Shurtleff and Camp Constitution have the support of the Biden administration, which argues that the city had created a public forum and engaged in viewpoint discrimination when it denied the application to fly the Christian flag.
But the court “should re-affirm that the First Amendment affords the city and other governments ample latitude to craft expressive programs—including programs involving contributions from private parties—without relinquishing their right to control the message or exclude other private speakers,” U.S. Solicitor General Elizabeth B. Prelogar says in a brief.
The American Civil Liberties Union also filed an amicus brief in support of Shurtleff, arguing among other things that there was no establishment clause concern because the city had designated its third flagpole as a forum for temporary displays by private parties.
Boston is supported by nine states, churches and other civil rights groups.
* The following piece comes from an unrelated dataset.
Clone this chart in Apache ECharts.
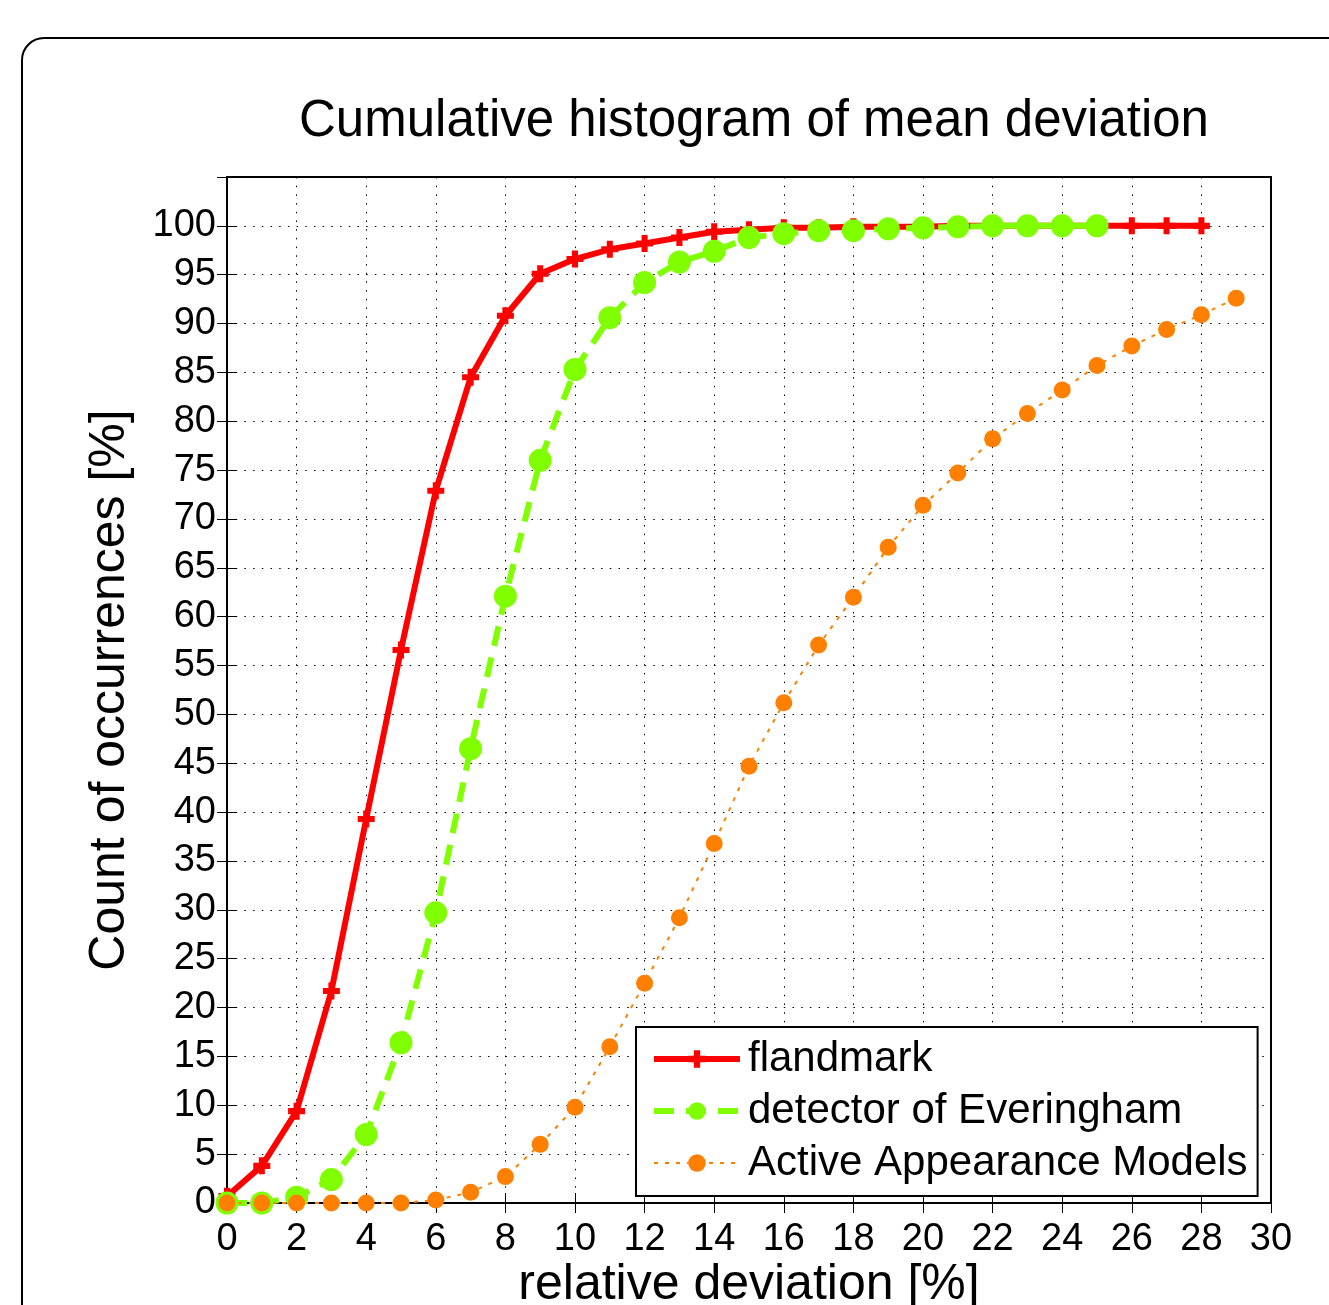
<!DOCTYPE html>
<html>
<head>
<meta charset="utf-8">
<script src="https://cdn.jsdelivr.net/npm/echarts@6/dist/echarts.min.js"></script>
<style>
html,body{margin:0;padding:0;background:#fff;}
#chart{width:1329px;height:1305px;}
</style>
</head>
<body>
<div id="chart"></div>
<script>
// relative deviation [%] (x values)
const xValues = [0,1,2,3,4,5,6,7,8,9,10,11,12,13,14,15,16,17,18,19,20,21,22,23,24,25,26,27,28,29];
const xTicks = [0,2,4,6,8,10,12,14,16,18,20,22,24,26,28,30];
const yTicks = [0,5,10,15,20,25,30,35,40,45,50,55,60,65,70,75,80,85,90,95,100];

const flandmark = [0.7,3.8,9.4,21.7,39.3,56.6,72.9,84.5,90.8,95.1,96.6,97.6,98.2,98.8,99.4,99.6,99.8,99.8,99.9,99.9,99.9,100,100,100,100,100,100,100,100];
const everingham = [0,0,0.6,2.4,7.0,16.4,29.7,46.5,62.1,76.0,85.3,90.6,94.2,96.3,97.4,98.8,99.2,99.5,99.5,99.7,99.8,99.9,100,100,100,100];
const aam = [0,0,0,0,0,0,0.3,1.1,2.7,6.0,9.8,16.0,22.5,29.2,36.8,44.7,51.2,57.1,62.0,67.1,71.4,74.7,78.2,80.8,83.2,85.7,87.7,89.4,90.9,92.6];

const seriesNames = ['flandmark','detector of Everingham','Active Appearance Models'];

function pairs(vals){ return vals.map((v,i)=>[xValues[i], v]); }

const FONT = '"Liberation Sans", Arial, Helvetica, sans-serif';
const plusPath = 'path://M4.5,0H9.5V4.5H14V9.5H9.5V14H4.5V9.5H0V4.5H4.5Z';

const chart = echarts.init(document.getElementById('chart'), null, {renderer:'canvas'});

const gridLeft = 227, gridTop = 177, gridW = 1044, gridH = 1026;

const option = {
  backgroundColor: '#fff',
  animation: false,
  title: {
    text: 'Cumulative histogram of mean deviation',
    left: gridLeft + gridW/2,
    textAlign: 'center',
    top: 91,
    textStyle: {fontFamily: FONT, fontSize: 51, fontWeight: 'normal', color: '#000'}
  },
  graphic: [{
    type: 'rect',
    shape: {x: 22, y: 38, width: 1500, height: 1500, r: 22},
    style: {fill: 'none', stroke: '#000', lineWidth: 2},
    z: -10
  }],
  legend: {
    orient: 'vertical',
    left: 636,
    top: 1027,
    padding: [10, 10, 11, 15],
    itemGap: 8,
    itemWidth: 86,
    itemHeight: 22,
    backgroundColor: '#fff',
    borderColor: '#000',
    borderWidth: 2,
    lineStyle: {width: 'inherit', type: 'inherit'},
    textStyle: {fontFamily: FONT, fontSize: 42, lineHeight: 44, color: '#000', padding: [0,0,0,3]},
    data: seriesNames
  },
  grid: {
    left: gridLeft, top: gridTop, width: gridW, height: gridH,
    containLabel: false, outerBoundsMode: 'none',
    show: true, borderColor: '#000', borderWidth: 2, backgroundColor: 'transparent'
  },
  xAxis: [{
    type: 'value', min: 0, max: 30, interval: 2,
    name: 'relative deviation [%]',
    nameLocation: 'middle', nameGap: 57, nameMoveOverlap: false,
    nameTextStyle: {fontFamily: FONT, fontSize: 50, color: '#000'},
    axisLine: {show: true, onZero: false, lineStyle: {color: '#000', width: 2}},
    axisTick: {show: true, inside: true, length: 10, lineStyle: {color: '#000', width: 1}},
    axisLabel: {fontFamily: FONT, fontSize: 38, color: '#000', margin: 18,
      formatter: v => xTicks.includes(v) ? String(v) : ''},
    splitLine: {show: true, lineStyle: {color: '#000', width: 1, type: [1.5, 7.2]}}
  },{
    type: 'value', min: 0, max: 30, interval: 2, position: 'top',
    axisLine: {show: false},
    axisTick: {show: true, inside: true, length: 10, lineStyle: {color: '#000', width: 1}},
    axisLabel: {show: false}, splitLine: {show: false}
  }],
  yAxis: [{
    type: 'value', min: 0, max: 105, interval: 5,
    name: 'Count of occurrences [%]',
    nameLocation: 'middle', nameGap: 92,
    nameTextStyle: {fontFamily: FONT, fontSize: 50, color: '#000'},
    axisLine: {show: true, onZero: false, lineStyle: {color: '#000', width: 2}},
    axisTick: {show: true, inside: true, length: 10, lineStyle: {color: '#000', width: 1}},
    axisLabel: {fontFamily: FONT, fontSize: 38, color: '#000', margin: 11,
      formatter: v => yTicks.includes(v) ? String(v) : ''},
    splitLine: {show: true, lineStyle: {color: '#000', width: 1, type: [1.5, 7.2]}}
  },{
    type: 'value', min: 0, max: 105, interval: 5, position: 'right',
    axisLine: {show: false},
    axisTick: {show: true, inside: true, length: 10, lineStyle: {color: '#000', width: 1}},
    axisLabel: {show: false}, splitLine: {show: false}
  }],
  series: [{
    name: seriesNames[0], type: 'line', data: pairs(flandmark),
    symbol: plusPath, symbolSize: 17, showAllSymbol: true,
    lineStyle: {color: '#ff0000', width: 6},
    itemStyle: {color: '#ff0000'},
    clip: false
  },{
    name: seriesNames[1], type: 'line', data: pairs(everingham),
    symbol: 'circle', symbolSize: 23, showAllSymbol: true,
    lineStyle: {color: '#80ff00', width: 6, type: [20, 12]},
    itemStyle: {color: '#80ff00'},
    clip: false
  },{
    name: seriesNames[2], type: 'line', data: pairs(aam),
    symbol: 'circle', symbolSize: 17, showAllSymbol: true,
    lineStyle: {color: '#ff8000', width: 2, type: [4, 7]},
    itemStyle: {color: '#ff8000'},
    clip: false
  }]
};
chart.setOption(option);
</script>
</body>
</html>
A brief by local government groups included results of a survey of flag-flying practices showing that most agencies across the country either do not fly third-party flags or maintain close control and treat them as part of the government’s own speech.
The survey “demonstrates that Boston has flown an unusually large number of third-party flags,” the brief says.
Katskee, who helped write a brief on Boston’s side by the National Council of Churches of Christ in America, notes that the new case is the opposite of several recent cases in which local governments have sought to maintain long-standing religious monuments.
“This is about whether Boston can be forced to display a religious symbol,” he says. “This is another instance in which people are asking the court to say the government has no discretion and must adopt or fund a religious practice or program even when it would rather be neutral. That would be shocking if it wasn’t part and parcel of the direction in which some of the justices seem to be going.”